A diferencia de los creacionistas, Roma venía aceptando -a regañadientes- la teoría de la evolución. Pío XII y Wojtyla se refirieron a ella en términos positivos pero Ratzinger, en aquel memorable viaje a su Alemania natal (cuando desató las iras islámicas) calificó de irracional la teoría darwinista dando así un lamentable salto al pasado. No se basó en el relato bíblico para descalificarla sino en su particular percepción de que a la teoría le falta un elemento de racionalidad, una inteligencia que guía el proceso desde fuera. Así ha puesto a la Iglesia católica al nivel de los creacionistas del diseño inteligente que son el hazmerreír en la América culta y al mismo tiempo ha abierto un nuevo capítulo en el largo, grotesco y en ocasiones criminal historial de la Iglesia metiéndose en territorio científico con argumentos teológicos.

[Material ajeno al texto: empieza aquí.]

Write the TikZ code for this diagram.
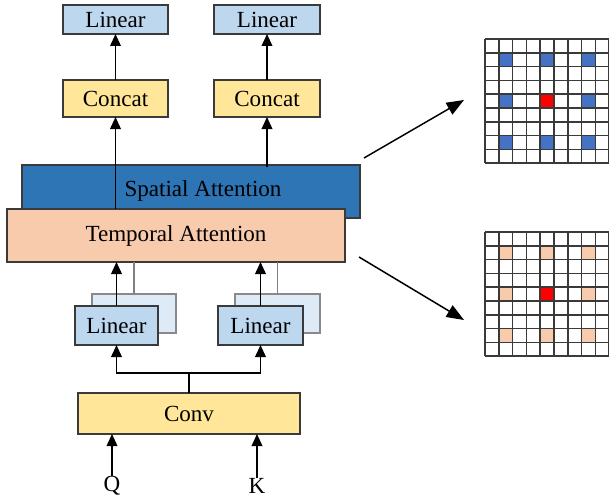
\documentclass[tikz,border=0pt]{standalone}
\usepackage{fontspec}
\setmainfont{Liberation Serif}
\usetikzlibrary{arrows.meta,calc}
\definecolor{linblue}{HTML}{BDD7EE}
\definecolor{linback}{HTML}{DEEBF7}
\definecolor{catyel}{HTML}{FFE699}
\definecolor{spblue}{HTML}{2E75B6}
\definecolor{tmpeach}{HTML}{F8CBAD}
\definecolor{cellblue}{HTML}{4472C4}
\definecolor{cellpeach}{HTML}{F8CBAD}
\definecolor{edge}{HTML}{3A3A3A}
\tikzset{
  sz/.style 2 args={minimum width=#1*0.75pt,minimum height=#2*0.75pt},
  box/.style={draw=edge,line width=0.8pt,inner sep=0pt,outer sep=0pt,
    font=\fontsize{17.3}{20}\selectfont,anchor=center},
  linbox/.style={box,fill=linblue},
  backbox/.style={draw=edge!60,line width=0.8pt,fill=linback,inner sep=0pt,outer sep=0pt},
  catbox/.style={box,fill=catyel},
  arr/.style={line width=1.1pt,-{Triangle[length=9pt,width=8pt]}},
  bigarr/.style={line width=1.1pt,-{Triangle[length=13pt,width=10pt]}},
  plain/.style={line width=1.1pt},
  grayline/.style={line width=1.1pt,draw=gray},
  gridline/.style={line width=1.2pt,draw=edge},
  lbl/.style={font=\fontsize{17.3}{20}\selectfont,inner sep=0pt}
}
\begin{document}
\begin{tikzpicture}[x=0.75pt,y=-0.75pt]
\useasboundingbox (0,0) rectangle (609,499);

% output heads
\node[linbox,sz={105}{29}] (lin1) at (115.5,19.5) {Linear};
\node[linbox,sz={106}{29}] (lin2) at (267,19.5) {Linear};
\node[catbox,sz={105}{37}] (cat1) at (115.5,98.5) {Concat};
\node[catbox,sz={106}{37}] (cat2) at (267,98.5) {Concat};

% attention blocks
\node[box,fill=spblue,sz={338}{53}] (spatial) at (191,191.5) {};
\node[lbl] (spatialtxt) at (203,191) {Spatial Attention};
\node[box,fill=tmpeach,sz={338}{53}] (temporal) at (176,235.5) {Temporal Attention};

% stacked linear projections
\node[backbox,sz={84}{39}] (lb1) at (134,313.5) {};
\node[backbox,sz={85}{39}] (lb2) at (277.5,313.5) {};
\node[linbox,sz={83}{39}] (lf1) at (116.5,325.5) {Linear};
\node[linbox,sz={85}{39}] (lf2) at (260.5,325.5) {Linear};

\node[catbox,sz={222}{41}] (conv) at (189,413.5) {Conv};
\node[lbl] (q) at (112,486) {Q};
\node[lbl] (k) at (257,486) {K};

% connectors
\draw[arr] (q.north) -- (q.north |- conv.south);
\draw[arr] (k.north) -- (k.north |- conv.south);
\coordinate (split) at ($(conv.north)+(0,-20)$);
\draw[plain] (conv.north) -- (split);
\draw[arr] (split) -| (lf1.south);
\draw[arr] (split) -| (lf2.south);
\draw[grayline] (lb1.north) -- (lb1.north |- temporal.south);
\draw[grayline] (lb2.north) -- (lb2.north |- temporal.south);
\draw[arr] (lf1.north) -- (lf1.north |- temporal.south);
\draw[arr] (lf2.north) -- (lf2.north |- temporal.south);
\draw[arr] (cat1.south |- temporal.north) -- (cat1.south);
\draw[arr] ($(cat2.south |- spatial.north)+(0,2)$) -- (cat2.south);
\draw[arr] (cat1.north) -- (lin1.south);
\draw[arr] (cat2.north) -- (lin2.south);

% dilated sampling grids
\def\cs{13.8}
\foreach \gy/\hc in {39/cellblue,232/cellpeach}{
  \foreach \i in {1,4,7}{
    \foreach \j in {1,4,7}{
      \fill[\hc] (485+\i*\cs,\gy+\j*\cs) rectangle ++(\cs,\cs);
    }
  }
  \fill[red] (485+4*\cs,\gy+4*\cs) rectangle ++(\cs,\cs);
  \foreach \n in {0,...,9}{
    \draw[gridline] (485+\n*\cs,\gy) -- ++(0,9*\cs);
    \draw[gridline] (485,\gy+\n*\cs) -- ++(9*\cs,0);
  }
}
\coordinate (p1) at (364,158);
\coordinate (p2) at (464,100);
\coordinate (p3) at (359,257);
\coordinate (p4) at (464,320);
\draw[bigarr] (p1) -- (p2);
\draw[bigarr] (p3) -- (p4);
\end{tikzpicture}
\end{document}
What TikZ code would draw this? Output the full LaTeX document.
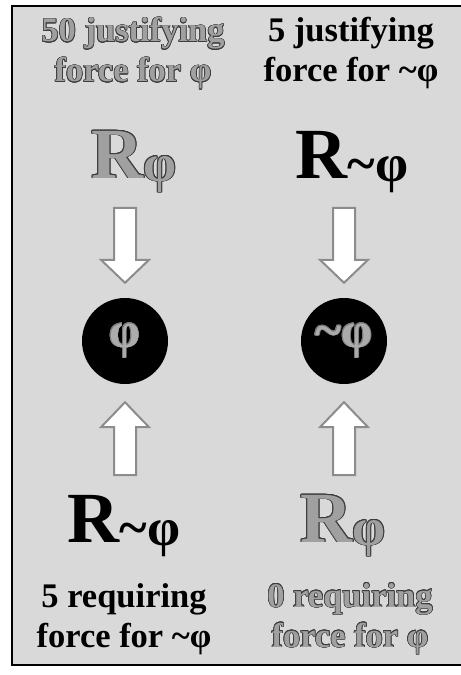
\documentclass[tikz,border=0pt]{standalone}
\usepackage{fontspec}
\setmainfont{Liberation Serif}
\usepackage[copies]{contour}
\contourlength{0.6pt}
\contournumber{16}
\definecolor{bggray}{HTML}{D9D9D9}
\definecolor{txtgray}{HTML}{A0A0A0}
\definecolor{outl}{HTML}{3C3C3C}
\definecolor{arrowgray}{HTML}{8C8C8C}
\definecolor{phigray}{HTML}{ABABAB}
\definecolor{phioutl}{HTML}{7A7A7A}
\newcommand{\gtx}[1]{\textcolor{txtgray}{\contour{outl}{#1}}}
\newcommand{\tl}{\char"7E}
\tikzset{
  lbl/.style={inner sep=0pt, align=center, anchor=base, font=\bfseries\fontsize{34.5bp}{40bp}\selectfont},
  rlbl/.style={inner sep=0pt, anchor=base, font=\bfseries\fontsize{72bp}{72bp}\selectfont},
  claim/.style={circle, fill=black, minimum size=86bp, inner sep=0pt, text=phigray, font=\bfseries\fontsize{50bp}{50bp}\selectfont},
  blockarrow/.style={draw=arrowgray, fill=white, line width=2bp, line join=miter},
  pics/downarrow/.style={code={\draw[blockarrow] (-11,-75) -- (11,-75) -- (11,-23) -- (24,-23) -- (0,0) -- (-24,-23) -- (-11,-23) -- cycle;}},
  pics/uparrow/.style={code={\draw[blockarrow] (-11,73) -- (11,73) -- (11,25) -- (24,25) -- (0,0) -- (-24,25) -- (-11,25) -- cycle;}}
}
\newcommand{\subs}[1]{\raisebox{-3bp}{\fontsize{53bp}{53bp}\selectfont #1}}
\begin{document}
\begin{tikzpicture}[x=1bp,y=-1bp]
\useasboundingbox (0,0) rectangle (461,675);
\fill[white] (0,0) rectangle (461,675);
\draw[line width=1.5bp, fill=bggray] (12,6) rectangle (480,665);

% top texts (base anchor = last line's baseline)
\node[lbl] (tl) at (133,82) {\gtx{50 justifying}\\\gtx{force for φ}};
\node[lbl] (tr) at (351,82) {5 justifying\\force for \tl φ};

% top R labels
\node[rlbl] (rtl) at (134,178) {\gtx{R}\gtx{\subs{φ}}};
\node[rlbl] (rtr) at (352,178) {R\subs{\tl φ}};

% claims
\node[claim] (c1) at (125,341) {\contour{phioutl}{φ}};
\node[claim] (c2) at (344,341) {\contour{phioutl}{\tl φ}};

% arrows
\pic at ([yshift=15bp]c1.north) {downarrow};
\pic at ([yshift=15bp]c2.north) {downarrow};
\pic at ([yshift=-18bp]c1.south) {uparrow};
\pic at ([yshift=-18bp]c2.south) {uparrow};

% bottom R labels
\node[rlbl] (rbl) at (124,542) {R\subs{\tl φ}};
\node[rlbl] (rbr) at (343,542) {\gtx{R}\gtx{\subs{φ}}};

% bottom texts
\node[lbl] (bl) at (124,647) {5 requiring\\force for \tl φ};
\node[lbl] (br) at (350,647) {\gtx{0 requiring}\\\gtx{force for φ}};
\end{tikzpicture}
\end{document}
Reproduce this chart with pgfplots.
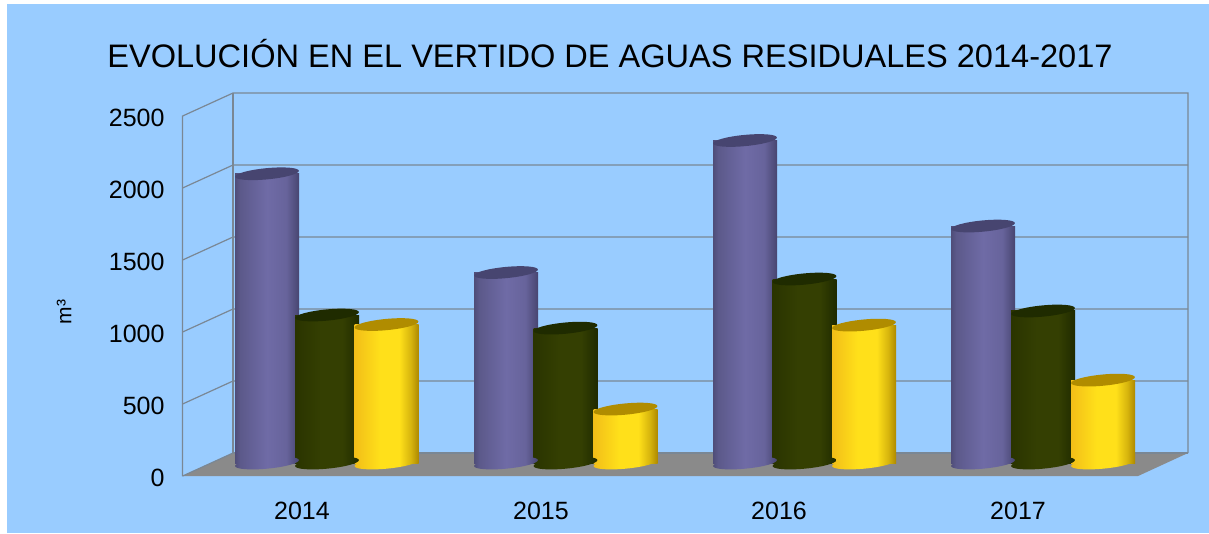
\documentclass[border=0pt]{standalone}
\usepackage{pgfplots}
\usepackage{pgfplotstable}
\usepackage{fontspec}
\setmainfont{Liberation Sans}
\pgfplotsset{compat=1.18}
\definecolor{panel}{HTML}{99CCFF}
\definecolor{wall}{HTML}{7A8794}
\definecolor{floorc}{HTML}{8A8A8A}
\definecolor{btop}{HTML}{474570}
\definecolor{dtop}{HTML}{1F2B00}
\definecolor{ytop}{HTML}{B08C00}
\definecolor{b0}{HTML}{4F4D78}\definecolor{b1}{HTML}{6F6BA6}\definecolor{b2}{HTML}{474570}
\definecolor{d0}{HTML}{2A3400}\definecolor{d1}{HTML}{343F02}\definecolor{d2}{HTML}{1F2A00}
\definecolor{y0}{HTML}{F2BE18}\definecolor{y1}{HTML}{FFE01A}\definecolor{y2}{HTML}{AE8900}
\pgfdeclarehorizontalshading{cylb}{100bp}{color(0bp)=(b0);color(25bp)=(b0);color(29bp)=(b0!60!b1);color(50bp)=(b1);color(65bp)=(b1!80!b2);color(75bp)=(b2);color(100bp)=(b2)}
\pgfdeclarehorizontalshading{cyld}{100bp}{color(0bp)=(d0);color(25bp)=(d0);color(45bp)=(d1);color(62bp)=(d1);color(75bp)=(d2);color(100bp)=(d2)}
\pgfdeclarehorizontalshading{cyly}{100bp}{color(0bp)=(y0);color(25bp)=(y0);color(45bp)=(y1);color(60bp)=(y1);color(69bp)=(y2!50!y1);color(75bp)=(y2);color(100bp)=(y2)}
\pgfdeclareplotmark{captop}{\pgfpathellipse{\pgfpointorigin}{\pgfqpoint{31.9pt}{3pt}}{\pgfqpoint{-0.4pt}{5.6pt}}\pgfusepathqfill}
\pgfdeclareplotmark{baseb}{\pgfpathellipse{\pgfpointorigin}{\pgfqpoint{31.9pt}{3pt}}{\pgfqpoint{-0.4pt}{5.6pt}}\pgfshadepath{cylb}{0}\pgfusepath{discard}}
\pgfdeclareplotmark{based}{\pgfpathellipse{\pgfpointorigin}{\pgfqpoint{31.9pt}{3pt}}{\pgfqpoint{-0.4pt}{5.6pt}}\pgfshadepath{cyld}{0}\pgfusepath{discard}}
\pgfdeclareplotmark{basey}{\pgfpathellipse{\pgfpointorigin}{\pgfqpoint{31.9pt}{3pt}}{\pgfqpoint{-0.4pt}{5.6pt}}\pgfshadepath{cyly}{0}\pgfusepath{discard}}
\pgfplotstableread{
x y
267 2009
506 1323
745 2240
983 1646
}\tblue
\pgfplotstableread{
x y
327 1028
565.5 937
804.5 1278
1043 1056
}\tdark
\pgfplotstableread{
x y
386.5 962
625.5 375
864 958
1103 576
}\tyellow
% one cylinder: row #1 of table #2
\newcommand\onebar[3]{%
 \addplot[ybar,bar width=64pt,bar shift=0pt,draw=none,shade,shading=#3,yshift=13pt,forget plot,
   skip coords between index={0}{#1},skip coords between index={\numexpr#1+1\relax}{4}] table[x=x,y=y]{#2};
}
\newcommand\cyl[4]{%
 \onebar{0}{#1}{#2}\onebar{1}{#1}{#2}\onebar{2}{#1}{#2}\onebar{3}{#1}{#2}
 \addplot[only marks,mark=#3,yshift=13pt,forget plot] table[x=x,y expr=0]{#1};
 \addplot[only marks,mark=captop,color=#4,yshift=13pt,forget plot] table[x=x,y=y]{#1};
}
\begin{document}
\begin{tikzpicture}
\begin{axis}[
 scale only axis,width=955pt,height=360pt,
 xmin=183,xmax=1138,ymin=0,ymax=2500,clip=false,axis on top,
 axis line style={draw=none},
 major tick length=0pt,
 xtick={302,541,779,1018},xticklabels={2014,2015,2016,2017},
 ytick={0,500,1000,1500,2000,2500},
 /pgf/number format/assume math mode=true,
 /pgf/number format/1000 sep={},
 tick label style={font=\fontsize{25}{30}\selectfont,black},
 xticklabel style={yshift=-22pt},
 yticklabel style={xshift=-15pt,yshift=-1.5pt},
 ylabel={m³},
 every axis y label/.style={at={(axis cs:64,1139)},rotate=90,anchor=center,font=\fontsize{21}{25}\selectfont},
]
% page and panel
\addplot[fill=white,draw=none,forget plot] coordinates {(0,-396)(1209,-396)(1209,3306)(0,3306)} --cycle;
\addplot[fill=panel,draw=none,forget plot] coordinates {(7,-396)(1209,-396)(1209,3278)(7,3278)} --cycle;
% floor
\addplot[fill=floorc,draw=none,forget plot] coordinates {(183,0)(233,160)(1188,160)(1138,0)} --cycle;
% walls
\addplot[wall,line width=1.2pt,forget plot] coordinates {(182.5,0)(182.5,2500)(233,2660)(1188,2660)(1188,160)};
\addplot[wall,line width=1.2pt,forget plot] coordinates {(233,2660)(233,160)(1188,160)};
\addplot[wall,line width=1.2pt,forget plot] coordinates {(182.5,0)(233,160)};
\addplot[wall,line width=1.2pt,forget plot] coordinates {(182.5,500)(233,660)(1188,660)};
\addplot[wall,line width=1.2pt,forget plot] coordinates {(182.5,1000)(233,1160)(1188,1160)};
\addplot[wall,line width=1.2pt,forget plot] coordinates {(182.5,1500)(233,1660)(1188,1660)};
\addplot[wall,line width=1.2pt,forget plot] coordinates {(182.5,2000)(233,2160)(1188,2160)};
\cyl{\tblue}{cylb}{baseb}{btop}
\cyl{\tdark}{cyld}{based}{dtop}
\cyl{\tyellow}{cyly}{basey}{ytop}
\node[font=\fontsize{32.55}{40}\selectfont,black,inner sep=0pt] at (axis cs:610,2931) {EVOLUCIÓN EN EL VERTIDO DE AGUAS RESIDUALES 2014-2017};
\end{axis}
\end{tikzpicture}
\end{document}
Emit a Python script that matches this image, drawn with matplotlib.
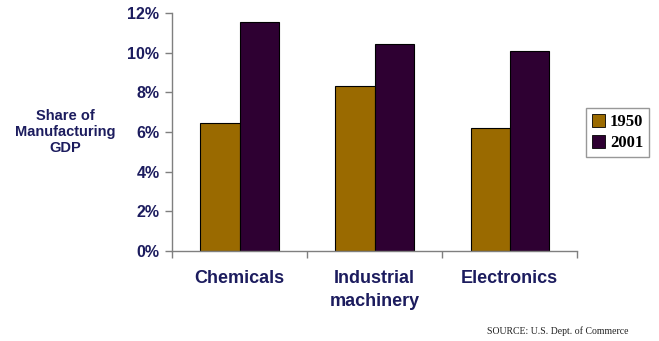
import matplotlib

matplotlib.use("Agg")
import matplotlib.pyplot as plt
import numpy as np
from matplotlib.patches import Patch
from matplotlib.ticker import FuncFormatter

# Share of manufacturing GDP by industry, percent
categories = ["Chemicals", "Industrial\nmachinery", "Electronics"]
years = ["1950", "2001"]
share_1950 = [6.45, 8.3, 6.2]
share_2001 = [11.55, 10.45, 10.1]

NAVY = "#1c1c5e"
GOLD = "#9a6a00"
PLUM = "#2e0032"
AXIS = "#7f7f7f"

fig = plt.figure(figsize=(6.59, 3.41), dpi=100)
fig.patch.set_facecolor("white")
ax = fig.add_axes([0.261, 0.264, 0.615, 0.698])

x = np.arange(len(categories))
w = 0.29
ax.bar(x - w / 2, share_1950, w, color=GOLD, edgecolor="black", linewidth=0.8)
ax.bar(x + w / 2, share_2001, w, color=PLUM, edgecolor="black", linewidth=0.8)

ax.set_xlim(-0.5, 2.5)
ax.set_ylim(0, 12)
ax.set_yticks(range(0, 13, 2))
ax.yaxis.set_major_formatter(FuncFormatter(lambda v, _: f"{v:.0f}%"))
ax.set_xticks([-0.5, 0.5, 1.5, 2.5])
ax.set_xticklabels([])
ax.tick_params(axis="both", direction="out", length=5, width=1, color=AXIS)
ax.tick_params(axis="y", labelsize=11.5, labelcolor=NAVY, pad=4)
for lab in ax.get_yticklabels():
    lab.set_fontweight("bold")
    lab.set_family("Liberation Sans")

for side in ("top", "right"):
    ax.spines[side].set_visible(False)
for side in ("left", "bottom"):
    ax.spines[side].set_color(AXIS)
    ax.spines[side].set_linewidth(1)

# category names sit below the axis, between the boundary ticks
for xi, name in zip(x, categories):
    ax.text(xi, -0.98, name, ha="center", va="top", fontsize=13,
            fontweight="bold", color=NAVY, family="Liberation Sans",
            linespacing=1.45)

fig.text(0.099, 0.613, "Share of\nManufacturing\nGDP", ha="center",
         va="center", fontsize=10.5, fontweight="bold", color=NAVY,
         family="Liberation Sans", linespacing=1.2)

handles = [Patch(facecolor=GOLD, edgecolor="black", linewidth=0.6),
           Patch(facecolor=PLUM, edgecolor="black", linewidth=0.6)]
leg = fig.legend(handles, years, loc="center", bbox_to_anchor=(0.937, 0.611),
                 frameon=True, fancybox=False, handlelength=0.8,
                 handleheight=0.8, handletextpad=0.3, borderpad=0.35,
                 labelspacing=0.3, borderaxespad=0,
                 prop={"family": "Liberation Serif", "weight": "bold",
                       "size": 12})
leg.get_frame().set_edgecolor(AXIS)
leg.get_frame().set_linewidth(1)

fig.text(0.739, 0.03, "SOURCE: U.S. Dept. of Commerce", ha="left", va="center",
         fontsize=7, color="#222222", family="Liberation Serif")

fig.savefig("out.png", dpi=100, facecolor="white")
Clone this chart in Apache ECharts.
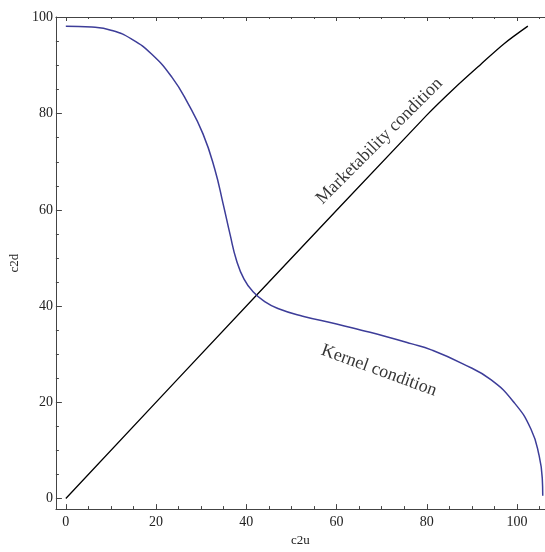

Dos mecanismos de la teoría de la evolución, la aleatoriedad de las mutaciones genéticas heredables y la selección natural que actúa sobre ellas son suficientes para explicar lo que la comunidad científica acepta pero que Ratzinger no entiende y ha calificado como una elaboración intencionada “para negar a Dios”. Es de esperar que en el futuro algún Papa rectifique sus palabras, pero si esto llega a ocurrir, será sin duda echando mano del expediente eclesiástico habitual; Ratzinger no dijo Dios dijo Diego.
Epílogo: Por inspiración divina Pío IX proclamó el dogma de la infalibildad papal en 1870. Por la vacuna de Jenner la Organización Mundial de la Salud declaró erradicada la viruela en 1979.